Task to carry out:
Return the lines from the one with "Rebuild this chart" through the one with "marker_line=dict(width=0)))", exactly as they appear and with no pictures.

───── Records supplied

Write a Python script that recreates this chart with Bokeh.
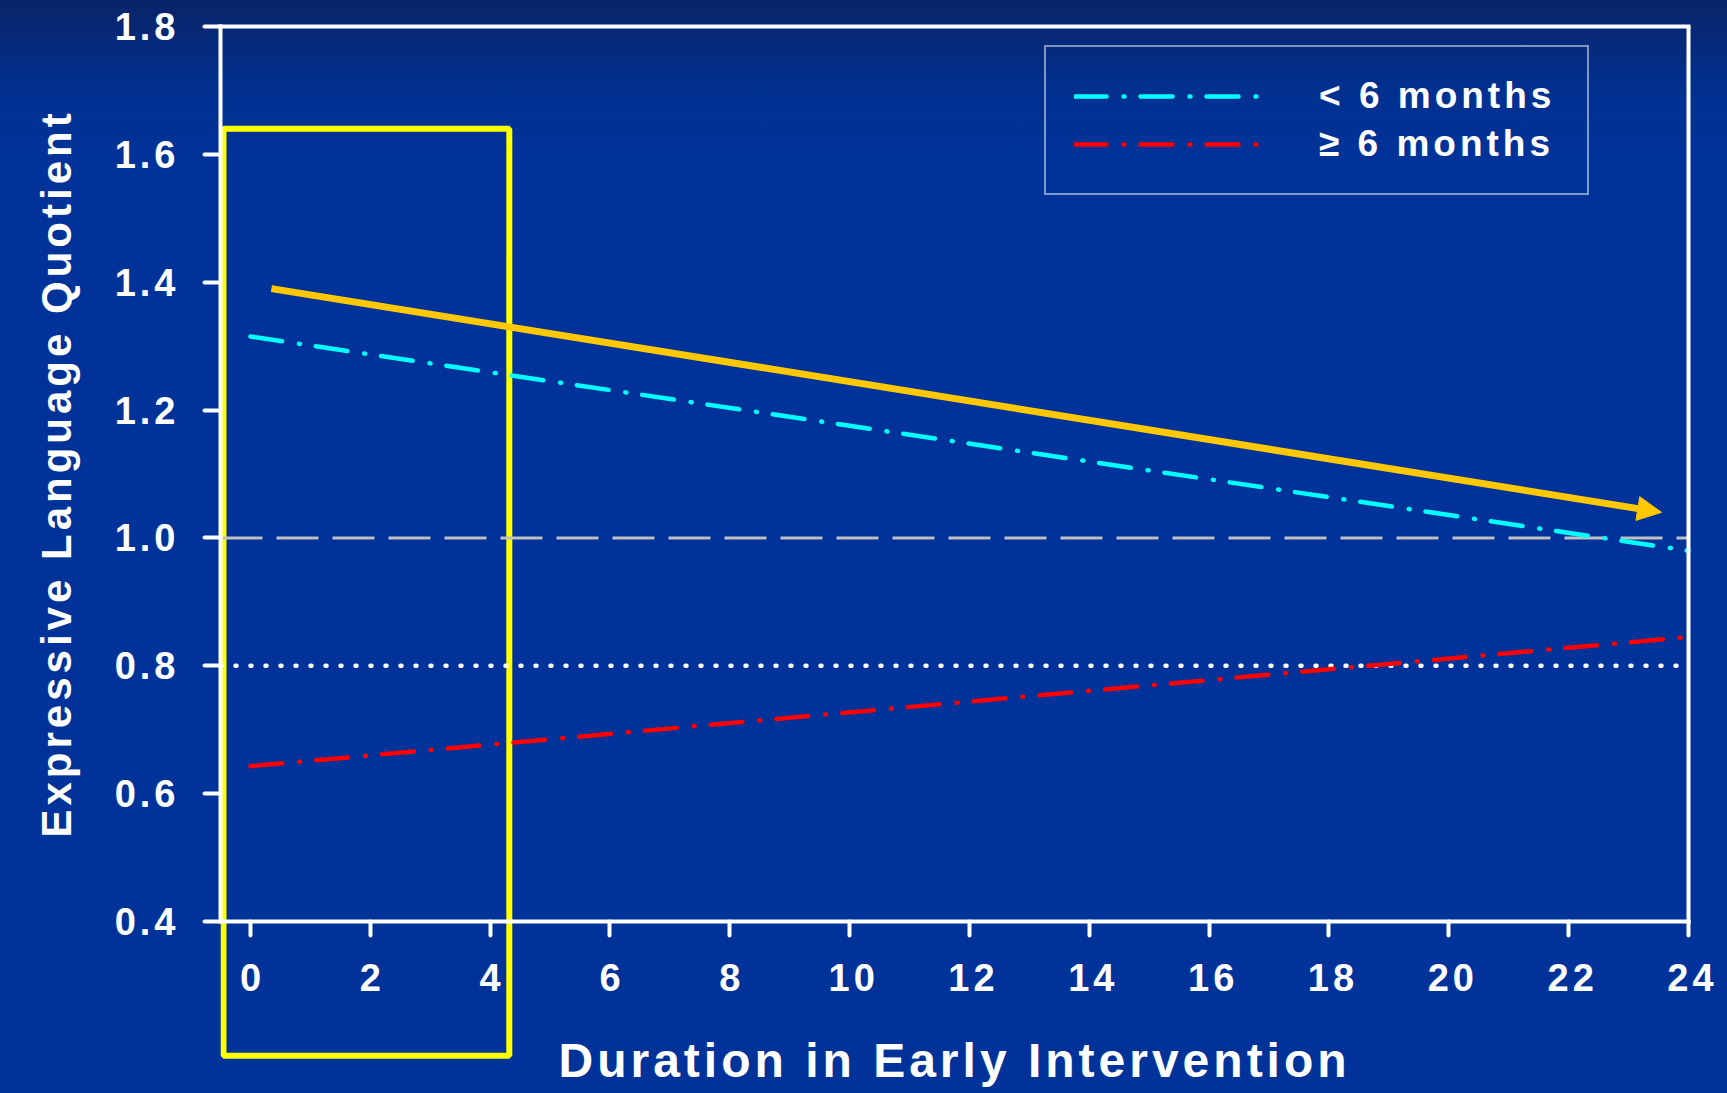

──────────
───── Records supplied

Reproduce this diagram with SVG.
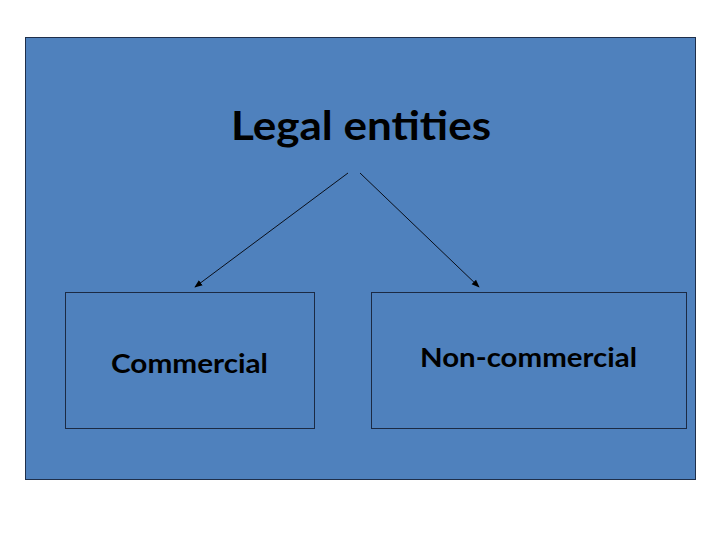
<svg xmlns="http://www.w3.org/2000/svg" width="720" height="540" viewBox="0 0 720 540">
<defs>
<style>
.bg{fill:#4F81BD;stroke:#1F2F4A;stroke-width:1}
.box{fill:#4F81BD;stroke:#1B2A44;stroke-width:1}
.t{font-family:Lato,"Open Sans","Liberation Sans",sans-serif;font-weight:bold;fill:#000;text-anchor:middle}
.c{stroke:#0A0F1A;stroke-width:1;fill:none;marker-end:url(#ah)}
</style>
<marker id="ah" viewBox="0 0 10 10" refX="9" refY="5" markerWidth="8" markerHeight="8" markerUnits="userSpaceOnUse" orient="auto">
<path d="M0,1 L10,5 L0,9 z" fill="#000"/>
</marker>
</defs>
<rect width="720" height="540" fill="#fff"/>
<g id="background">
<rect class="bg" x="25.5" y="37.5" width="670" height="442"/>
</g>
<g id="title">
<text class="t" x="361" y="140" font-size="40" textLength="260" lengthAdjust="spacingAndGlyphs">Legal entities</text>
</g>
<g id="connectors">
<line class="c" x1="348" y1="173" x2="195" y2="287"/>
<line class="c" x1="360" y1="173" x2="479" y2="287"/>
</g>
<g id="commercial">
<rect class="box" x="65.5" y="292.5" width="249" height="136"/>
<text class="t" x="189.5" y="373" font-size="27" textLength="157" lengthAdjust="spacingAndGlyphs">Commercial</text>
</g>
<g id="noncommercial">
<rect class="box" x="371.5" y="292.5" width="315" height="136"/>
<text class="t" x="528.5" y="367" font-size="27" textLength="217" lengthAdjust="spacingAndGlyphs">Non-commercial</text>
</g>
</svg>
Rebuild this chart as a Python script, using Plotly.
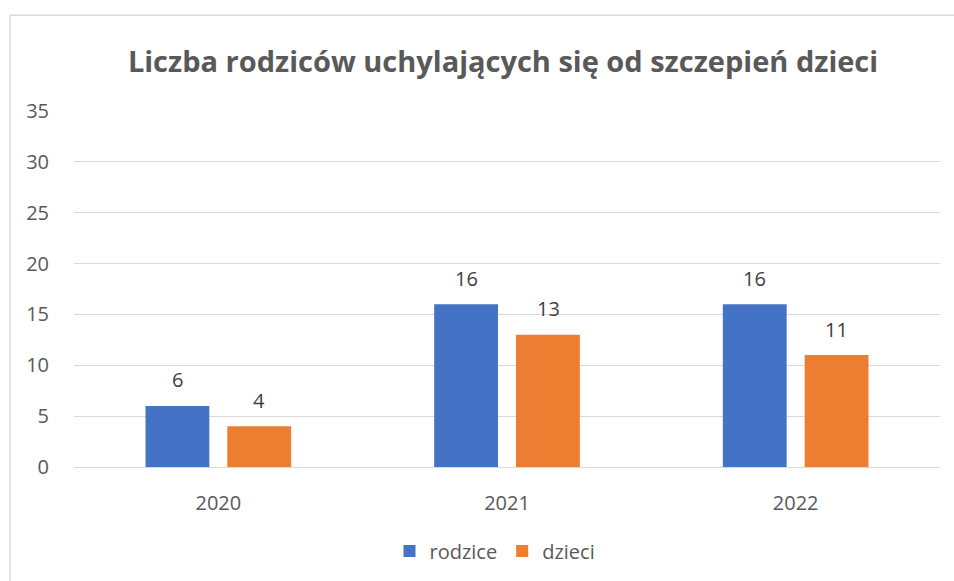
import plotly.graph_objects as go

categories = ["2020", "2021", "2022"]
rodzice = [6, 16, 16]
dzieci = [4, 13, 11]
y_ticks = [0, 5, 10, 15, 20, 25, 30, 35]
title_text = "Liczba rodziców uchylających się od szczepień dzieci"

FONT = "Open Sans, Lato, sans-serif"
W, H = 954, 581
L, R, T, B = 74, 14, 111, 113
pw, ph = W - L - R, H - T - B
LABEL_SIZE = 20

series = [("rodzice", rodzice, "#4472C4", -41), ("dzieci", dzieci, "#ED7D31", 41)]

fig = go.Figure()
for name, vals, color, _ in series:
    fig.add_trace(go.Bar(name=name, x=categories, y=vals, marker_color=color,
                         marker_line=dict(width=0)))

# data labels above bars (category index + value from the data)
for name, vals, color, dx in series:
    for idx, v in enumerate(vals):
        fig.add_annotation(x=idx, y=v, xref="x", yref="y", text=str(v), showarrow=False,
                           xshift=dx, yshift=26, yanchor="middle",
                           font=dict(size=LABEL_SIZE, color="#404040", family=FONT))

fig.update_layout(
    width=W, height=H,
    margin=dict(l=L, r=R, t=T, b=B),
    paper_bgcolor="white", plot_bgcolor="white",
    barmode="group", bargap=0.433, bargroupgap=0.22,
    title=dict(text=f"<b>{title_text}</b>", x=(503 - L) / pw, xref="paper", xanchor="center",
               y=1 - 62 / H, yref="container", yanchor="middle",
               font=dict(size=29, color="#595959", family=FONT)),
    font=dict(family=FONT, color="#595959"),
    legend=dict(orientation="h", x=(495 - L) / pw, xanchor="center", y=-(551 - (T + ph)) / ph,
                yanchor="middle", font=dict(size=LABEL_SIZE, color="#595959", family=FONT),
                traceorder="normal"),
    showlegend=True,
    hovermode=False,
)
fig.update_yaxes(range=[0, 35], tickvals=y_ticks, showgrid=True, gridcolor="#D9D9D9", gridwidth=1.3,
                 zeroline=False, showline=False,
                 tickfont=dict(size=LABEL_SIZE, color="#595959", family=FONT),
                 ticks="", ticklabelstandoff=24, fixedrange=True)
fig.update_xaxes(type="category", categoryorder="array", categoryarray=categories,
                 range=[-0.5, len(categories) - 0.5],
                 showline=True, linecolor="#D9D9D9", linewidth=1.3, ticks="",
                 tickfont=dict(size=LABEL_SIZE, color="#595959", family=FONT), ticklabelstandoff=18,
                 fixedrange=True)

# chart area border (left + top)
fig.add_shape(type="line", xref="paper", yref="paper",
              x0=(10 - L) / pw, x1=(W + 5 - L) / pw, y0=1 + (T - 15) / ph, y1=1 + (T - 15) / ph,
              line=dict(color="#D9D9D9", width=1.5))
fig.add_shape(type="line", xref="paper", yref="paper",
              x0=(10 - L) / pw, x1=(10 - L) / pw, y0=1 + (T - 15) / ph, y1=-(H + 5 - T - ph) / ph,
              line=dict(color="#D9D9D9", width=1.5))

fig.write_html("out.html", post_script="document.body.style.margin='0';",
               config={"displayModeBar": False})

──────────
───── Records supplied

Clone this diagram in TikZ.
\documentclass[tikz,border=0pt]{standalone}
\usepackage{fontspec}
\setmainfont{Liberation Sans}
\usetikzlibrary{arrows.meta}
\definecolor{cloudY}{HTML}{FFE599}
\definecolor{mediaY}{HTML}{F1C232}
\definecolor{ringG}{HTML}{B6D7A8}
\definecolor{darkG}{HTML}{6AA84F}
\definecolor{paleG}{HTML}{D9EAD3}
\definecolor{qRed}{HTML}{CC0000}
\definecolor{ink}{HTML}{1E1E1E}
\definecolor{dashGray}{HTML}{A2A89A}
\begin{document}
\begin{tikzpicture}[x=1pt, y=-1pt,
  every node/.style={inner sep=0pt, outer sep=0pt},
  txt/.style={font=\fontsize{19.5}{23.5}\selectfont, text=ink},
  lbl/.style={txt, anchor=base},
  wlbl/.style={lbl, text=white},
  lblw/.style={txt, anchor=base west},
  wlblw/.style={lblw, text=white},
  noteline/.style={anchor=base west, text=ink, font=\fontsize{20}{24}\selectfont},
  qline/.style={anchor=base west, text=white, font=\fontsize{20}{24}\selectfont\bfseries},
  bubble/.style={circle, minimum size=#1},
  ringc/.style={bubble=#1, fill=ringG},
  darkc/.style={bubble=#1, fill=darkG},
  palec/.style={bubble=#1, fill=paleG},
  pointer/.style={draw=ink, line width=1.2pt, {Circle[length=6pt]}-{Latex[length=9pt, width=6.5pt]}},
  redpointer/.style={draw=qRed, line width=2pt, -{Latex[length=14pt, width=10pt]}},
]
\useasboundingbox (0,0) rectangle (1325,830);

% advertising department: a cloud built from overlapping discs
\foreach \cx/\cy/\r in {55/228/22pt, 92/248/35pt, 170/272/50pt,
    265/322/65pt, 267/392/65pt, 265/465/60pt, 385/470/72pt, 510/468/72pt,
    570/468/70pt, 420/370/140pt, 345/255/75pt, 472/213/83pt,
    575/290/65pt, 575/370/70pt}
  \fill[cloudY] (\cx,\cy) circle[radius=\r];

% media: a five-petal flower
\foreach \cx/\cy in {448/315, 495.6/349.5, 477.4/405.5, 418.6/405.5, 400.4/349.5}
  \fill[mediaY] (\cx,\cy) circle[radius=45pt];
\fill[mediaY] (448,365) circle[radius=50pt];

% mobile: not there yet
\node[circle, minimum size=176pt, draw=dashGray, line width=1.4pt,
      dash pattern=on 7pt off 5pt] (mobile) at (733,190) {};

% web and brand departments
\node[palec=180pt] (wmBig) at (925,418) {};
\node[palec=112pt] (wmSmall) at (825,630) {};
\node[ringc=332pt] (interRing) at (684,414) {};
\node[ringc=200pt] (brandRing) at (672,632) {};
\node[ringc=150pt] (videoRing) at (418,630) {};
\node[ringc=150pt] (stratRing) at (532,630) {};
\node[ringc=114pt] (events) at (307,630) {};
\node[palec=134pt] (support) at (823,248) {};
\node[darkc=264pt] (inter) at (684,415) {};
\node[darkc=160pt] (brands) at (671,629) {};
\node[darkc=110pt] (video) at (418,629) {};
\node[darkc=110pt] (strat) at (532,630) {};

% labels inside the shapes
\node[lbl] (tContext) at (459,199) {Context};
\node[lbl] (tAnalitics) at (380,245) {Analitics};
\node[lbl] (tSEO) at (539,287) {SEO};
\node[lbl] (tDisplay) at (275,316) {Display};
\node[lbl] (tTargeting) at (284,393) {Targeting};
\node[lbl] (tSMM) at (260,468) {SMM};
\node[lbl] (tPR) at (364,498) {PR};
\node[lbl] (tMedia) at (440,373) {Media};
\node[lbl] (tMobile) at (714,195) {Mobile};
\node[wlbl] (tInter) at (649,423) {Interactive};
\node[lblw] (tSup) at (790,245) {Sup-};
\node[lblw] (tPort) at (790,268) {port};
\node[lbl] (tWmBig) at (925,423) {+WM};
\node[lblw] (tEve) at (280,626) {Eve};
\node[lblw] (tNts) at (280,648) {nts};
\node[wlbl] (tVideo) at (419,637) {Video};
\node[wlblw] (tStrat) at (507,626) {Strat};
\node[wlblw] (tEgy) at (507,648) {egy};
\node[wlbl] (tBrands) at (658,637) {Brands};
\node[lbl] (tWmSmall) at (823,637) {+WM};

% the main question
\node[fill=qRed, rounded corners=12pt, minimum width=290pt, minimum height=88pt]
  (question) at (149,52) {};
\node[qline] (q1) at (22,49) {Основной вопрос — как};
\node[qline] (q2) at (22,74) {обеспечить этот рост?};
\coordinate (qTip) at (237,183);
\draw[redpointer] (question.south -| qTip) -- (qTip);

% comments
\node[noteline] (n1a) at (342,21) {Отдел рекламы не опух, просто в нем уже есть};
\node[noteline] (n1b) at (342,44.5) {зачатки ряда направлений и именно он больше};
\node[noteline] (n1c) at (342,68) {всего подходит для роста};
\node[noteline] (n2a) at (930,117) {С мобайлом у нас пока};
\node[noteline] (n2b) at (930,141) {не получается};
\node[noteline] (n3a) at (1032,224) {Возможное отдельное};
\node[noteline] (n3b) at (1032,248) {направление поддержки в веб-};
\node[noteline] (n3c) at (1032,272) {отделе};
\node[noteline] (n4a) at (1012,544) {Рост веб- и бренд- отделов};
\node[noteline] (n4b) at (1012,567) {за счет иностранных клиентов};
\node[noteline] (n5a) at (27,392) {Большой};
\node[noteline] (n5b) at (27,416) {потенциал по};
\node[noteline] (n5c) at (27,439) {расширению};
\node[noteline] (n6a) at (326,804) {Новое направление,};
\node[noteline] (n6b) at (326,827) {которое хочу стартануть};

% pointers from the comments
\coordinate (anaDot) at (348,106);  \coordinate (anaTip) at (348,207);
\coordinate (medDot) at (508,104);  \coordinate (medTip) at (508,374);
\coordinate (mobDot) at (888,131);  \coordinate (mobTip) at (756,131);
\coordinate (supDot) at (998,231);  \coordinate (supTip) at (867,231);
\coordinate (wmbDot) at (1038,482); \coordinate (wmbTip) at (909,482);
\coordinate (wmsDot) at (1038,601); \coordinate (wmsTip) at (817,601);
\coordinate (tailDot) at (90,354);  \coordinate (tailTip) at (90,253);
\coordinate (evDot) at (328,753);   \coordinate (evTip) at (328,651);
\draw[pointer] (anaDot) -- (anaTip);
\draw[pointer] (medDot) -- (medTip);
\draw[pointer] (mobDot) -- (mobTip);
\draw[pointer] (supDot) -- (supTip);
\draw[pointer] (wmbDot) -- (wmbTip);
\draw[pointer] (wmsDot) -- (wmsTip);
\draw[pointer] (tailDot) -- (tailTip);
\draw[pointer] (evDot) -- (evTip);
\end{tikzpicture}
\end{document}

──────────

The reply:
Rebuild this chart as a Python script, using Plotly.
import plotly.graph_objects as go

categories = ["2020", "2021", "2022"]
rodzice = [6, 16, 16]
dzieci = [4, 13, 11]
y_ticks = [0, 5, 10, 15, 20, 25, 30, 35]
title_text = "Liczba rodziców uchylających się od szczepień dzieci"

FONT = "Open Sans, Lato, sans-serif"
W, H = 954, 581
L, R, T, B = 74, 14, 111, 113
pw, ph = W - L - R, H - T - B
LABEL_SIZE = 20

series = [("rodzice", rodzice, "#4472C4", -41), ("dzieci", dzieci, "#ED7D31", 41)]

fig = go.Figure()
for name, vals, color, _ in series:
    fig.add_trace(go.Bar(name=name, x=categories, y=vals, marker_color=color,
                         marker_line=dict(width=0)))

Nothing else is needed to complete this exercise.